I wonder what the prosaic explanation is for the person who told me that they saw an object move hundreds of yards in a few seconds to hover soundlessly over his and his girl friend's head on the beach? It was close enough for him to see a large elongated diamond shaped black object with details on its surface.

I talked to both of these people and without going into great detail, have no reason to think they would make something like this up or that they had a common hallucination. The witnesses are convinced beyond any shadow of a doubt they saw something not from here. I talked about this case before in the forum and although I tried I was unable to get them to budge on that even after getting them to admit they are largely ignorant (like most of us) of what the latest experimental aircraft look like.

Given that they could clearly make out a non-standard flying machine of some sort I have to say, they saw an Unidentified Flying Object which is still unidentified to this day. As a manufactured object certainly there is probably a large group somewhere who could identify it because they worked on it. Who manufactured it, what its purpose was, and what it actually was is completely unidentified in my mind and the minds of the witnesses. So "unidentifiable" in their minds as to be completely alien.

Saying these two people did not see an Unidentified Flying Object denies the reality of their experience. In other words you have to say they were lying about it and discard their account or do some mental gymnastics where you say it is only unidentified because we don't have all the data yet, therefore it has potential to be identified rendering the classification of unidentified moot. Yes, it is true that if we had more data it is more likely than not that a prosaic explanation might be found but in this case we don't have the data necessary to provide a prosaic identification and that is why it is in fact correct to call it unidentified. We don't know what it was.

Today's UFO may indeed be tomorrows identified UAV and assuming all UFO accounts are misidentified "known" objects (known by someone) until proven otherwise the soundest tack to take, however denying that people see objects flying in the sky that fit the classification of Unknown Flying Objects doesn't seem reasonable.

I'm holding out for space chicks in bubble helmets and little else arriving in classic domed flying saucers to save the world. Little evidence of this so far ...
 
I might add that the original claim (even after a retraction) always gets parroted by believers as one can see above. Facts can't stand in the way of religious belief.

Yes, well that is a problem, and I doubt that most members on this forum would deny it. There certainly are "true believers"--irrational people who choose to believe first and then go find some evidence . . . any evidence . . . that supports that belief.

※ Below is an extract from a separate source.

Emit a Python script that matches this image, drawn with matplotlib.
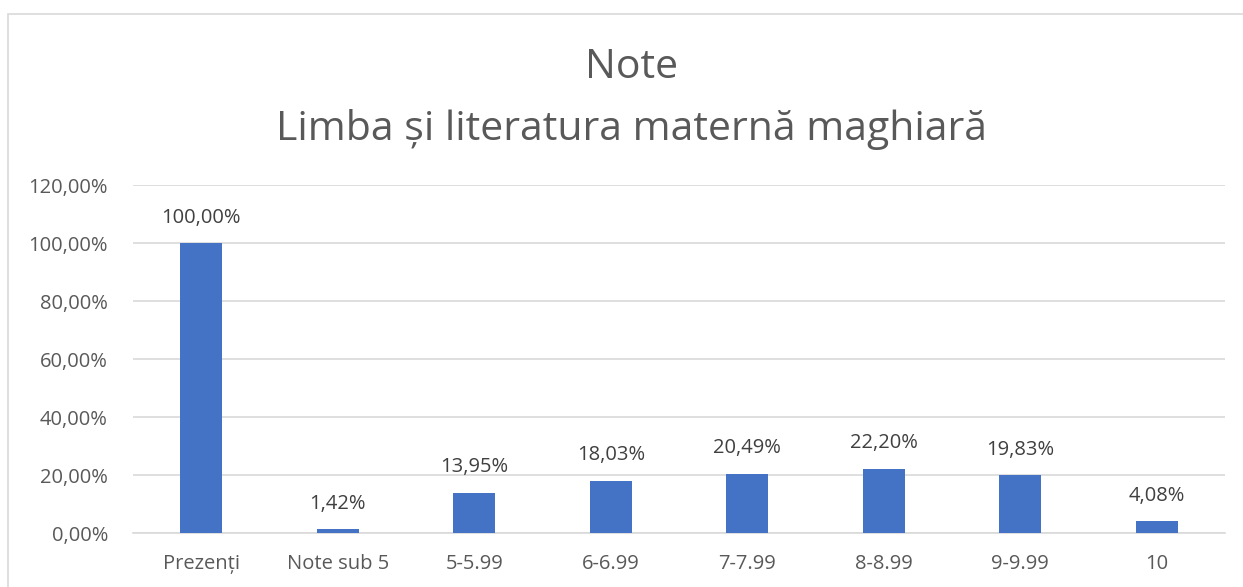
import matplotlib.pyplot as plt
from matplotlib.patches import Rectangle
from matplotlib.ticker import FuncFormatter

categories = ["Prezenți", "Note sub 5", "5-5.99", "6-6.99", "7-7.99", "8-8.99", "9-9.99", "10"]
values = [100.00, 1.42, 13.95, 18.03, 20.49, 22.20, 19.83, 4.08]
y_ticks = [0, 20, 40, 60, 80, 100, 120]

plt.rcParams["font.family"] = ["Open Sans", "DejaVu Sans"]

BAR_COLOR = "#4472c4"
GRID_COLOR = "#d9d9d9"
TEXT_COLOR = "#595959"


def pct(v):
    return f"{v:.2f}".replace(".", ",") + "%"


fig = plt.figure(figsize=(12.43, 5.87), dpi=100)
fig.patch.set_facecolor("white")

# chart frame, runs off the right/bottom edge like the source screenshot
fig.patches.append(Rectangle((8 / 1243, -0.05), 1.1, 0.05 + 1 - 14 / 587,
                             transform=fig.transFigure, fill=False,
                             edgecolor=GRID_COLOR, linewidth=1.2))

ax = fig.add_axes([133 / 1243, 1 - 533 / 587, (1225 - 133) / 1243, (533 - 185) / 587])
x = range(len(categories))
bars = ax.bar(x, values, width=0.31, color=BAR_COLOR, zorder=3)
ax.bar_label(bars, labels=[pct(v) for v in values], padding=11,
             fontsize=14.5, color="#404040")

ax.set_xlim(-0.5, len(categories) - 0.5)
ax.set_ylim(0, 120)
ax.set_yticks(y_ticks)
ax.yaxis.set_major_formatter(FuncFormatter(lambda v, _: pct(v)))
ax.set_xticks(list(x))
ax.set_xticklabels(categories)
ax.tick_params(axis="both", length=0, labelsize=14.5, labelcolor=TEXT_COLOR)
ax.tick_params(axis="x", pad=15)
ax.tick_params(axis="y", pad=18)
ax.grid(axis="y", color=GRID_COLOR, linewidth=1.2, zorder=0)
for side in ["top", "right", "left"]:
    ax.spines[side].set_visible(False)
ax.spines["bottom"].set_color(GRID_COLOR)
ax.spines["bottom"].set_linewidth(1.2)

fig.text(632 / 1243, 1 - 68 / 587, "Note", ha="center", va="center",
         fontsize=29.5, color=TEXT_COLOR)
fig.text(632 / 1243, 1 - 130 / 587, "Limba și literatura maternă maghiară",
         ha="center", va="center", fontsize=29.5, color=TEXT_COLOR)

fig.savefig("out.png", dpi=100)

Re: radar returns. Like photos and video, I think it's only supplemental. It doesn't prove much in and of itself. But I assume you would agree that it greatly bolsters witness testimony. After all, you have said that you don't put much stock into anecdotal evidence. But what about an anecdote that is backed up by radar evidence that suggests something was indeed in the air in the right place at the right time according to the report? Isn't that a big stride toward taking these reports--these stories--and propping them up with hard, physical facts?
 
I wonder what the prosaic explanation is for the person who told me that they saw an object move hundreds of yards in a few seconds to hover soundlessly over his and his girl friend's head on the beach? It was close enough for him to see a large elongated diamond shaped black object with details on its surface.

Yeah, these are the kind of reports that interest me the most. Because I think that if someone says they saw "a city in the sky" or, in this case, a diamond-shaped, clearly physical object, then you can rule out the planet Venus as the explanation.

Trying to explain away these kinds of very specific, very detailed reports with mundane explanations is akin to telling someone who reported seeing a bear run down the street in the middle of downtown that they were mistaken, it was actually atmospheric conditions.

At the end of the day, you're basically only left with a couple of possibilities: they're lying or they were hallucinating (the latter of which is virtually ruled out when you have multiple witnesses).